DATA BLOCK:

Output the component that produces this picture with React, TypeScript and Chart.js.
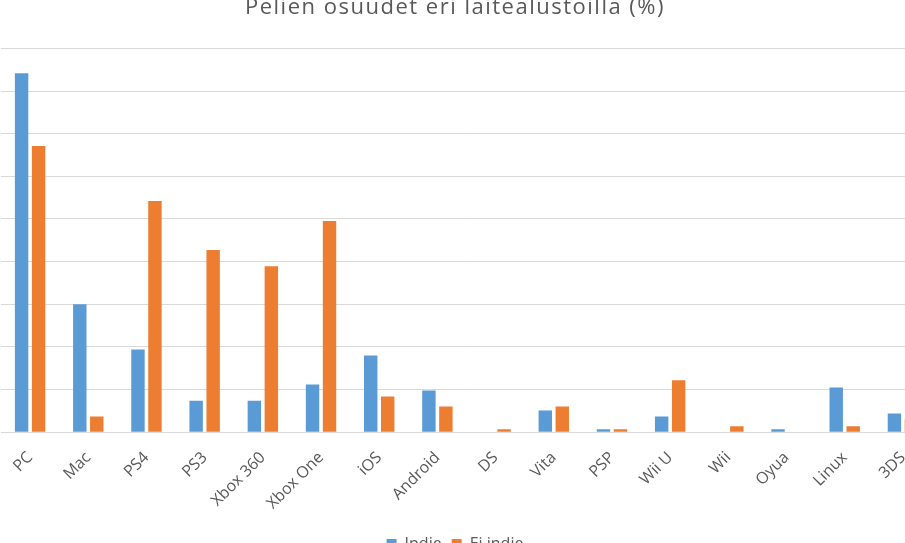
import React, { useEffect, useRef } from "react";
import { Chart, registerables } from "chart.js";

Chart.register(...registerables);

const categories = [
  "PC", "Mac", "PS4", "PS3", "Xbox 360", "Xbox One", "iOS", "Android",
  "DS", "Vita", "PSP", "Wii U", "Wii", "Oyua", "Linux", "3DS",
];
const indie = [84.2, 30.0, 19.4, 7.4, 7.4, 11.2, 18.0, 9.8, 0, 5.1, 0.7, 3.7, 0, 0.7, 10.5, 4.4];
const eiIndie = [67.1, 3.7, 54.2, 42.7, 38.9, 49.5, 8.4, 6.0, 0.7, 6.0, 0.7, 12.2, 1.4, 0, 1.4, 3.0];
const yMin = 0;
const yMax = 90;
const yStep = 10;

const titleText = "Pelien osuudet eri laitealustoilla (%)";
const seriesNames = ["Indie", "Ei indie"];
const colors = ["#5B9BD5", "#ED7D31"];

const FONT = "'Open Sans', 'Noto Sans', sans-serif";
const TEXT = "#595959";
const GRID = "#D9D9D9";

const CW = 970;
const CH = 572;

const titleSpacing = {
  id: "titleSpacing",
  beforeDraw(chart: any) {
    const tb = chart.titleBlock;
    if (tb && !tb.__patched) {
      const orig = tb.draw.bind(tb);
      tb.draw = (...args: any[]) => {
        const ctx = chart.ctx;
        ctx.save();
        (ctx as any).letterSpacing = "1.5px";
        orig(...args);
        ctx.restore();
      };
      tb.__patched = true;
    }
  },
};

export default function App() {
  const ref = useRef<HTMLCanvasElement | null>(null);

  useEffect(() => {
    if (!ref.current) return;
    const chart = new Chart(ref.current, {
      type: "bar",
      data: {
        labels: categories,
        datasets: [
          {
            label: seriesNames[0],
            data: indie,
            backgroundColor: colors[0],
            borderWidth: 0,
            categoryPercentage: 0.584,
            barPercentage: 0.79,
          },
          {
            label: seriesNames[1],
            data: eiIndie,
            backgroundColor: colors[1],
            borderWidth: 0,
            categoryPercentage: 0.584,
            barPercentage: 0.79,
          },
        ],
      },
      plugins: [titleSpacing],
      options: {
        responsive: false,
        animation: false,
        devicePixelRatio: 1,
        layout: { padding: 0 },
        plugins: {
          title: {
            display: true,
            text: titleText,
            color: TEXT,
            font: { family: FONT, size: 22, weight: "normal" },
            padding: { top: 5, bottom: 27 },
          },
          legend: {
            display: true,
            position: "bottom",
            labels: {
              color: TEXT,
              font: { family: FONT, size: 16 },
              boxWidth: 10,
              boxHeight: 10,
              padding: 10,
            },
          },
          tooltip: { enabled: false },
        },
        scales: {
          x: {
            grid: { display: false, drawTicks: false },
            border: { display: true, color: GRID, width: 1 },
            ticks: {
              color: TEXT,
              font: { family: FONT, size: 16 },
              maxRotation: 45,
              minRotation: 45,
              autoSkip: false,
              padding: 16,
            },
            afterFit: (axis: any) => {
              axis.height -= 3;
            },
          },
          y: {
            position: "left",
            min: yMin,
            max: yMax,
            ticks: { display: false, stepSize: yStep },
            grid: { color: GRID, lineWidth: 1, drawTicks: false },
            border: { display: false },
            afterFit: (axis: any) => {
              axis.width = 31;
            },
          },
          yRight: {
            position: "right",
            min: yMin,
            max: yMax,
            ticks: { display: false },
            grid: { display: false, drawTicks: false },
            border: { display: false },
            afterFit: (axis: any) => {
              axis.width = 8;
            },
          },
        },
      },
    });
    return () => chart.destroy();
  }, []);

  return (
    <div
      style={{
        position: "fixed",
        left: 0,
        top: 0,
        width: 905,
        height: 543,
        overflow: "hidden",
        background: "#fff",
      }}
    >
      <div style={{ position: "absolute", left: -30, top: -10, width: CW, height: CH }}>
        <canvas ref={ref} width={CW} height={CH} style={{ width: CW, height: CH }} />
      </div>
    </div>
  );
}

REQUIRED WORK:
Copy nothing but the lines from the first one in the listing through the line with "Chart.register(...registerables);", and omit the pictures.

ANSWER BELOW:
Output the component that produces this picture with React, TypeScript and Chart.js.
import React, { useEffect, useRef } from "react";
import { Chart, registerables } from "chart.js";

Chart.register(...registerables);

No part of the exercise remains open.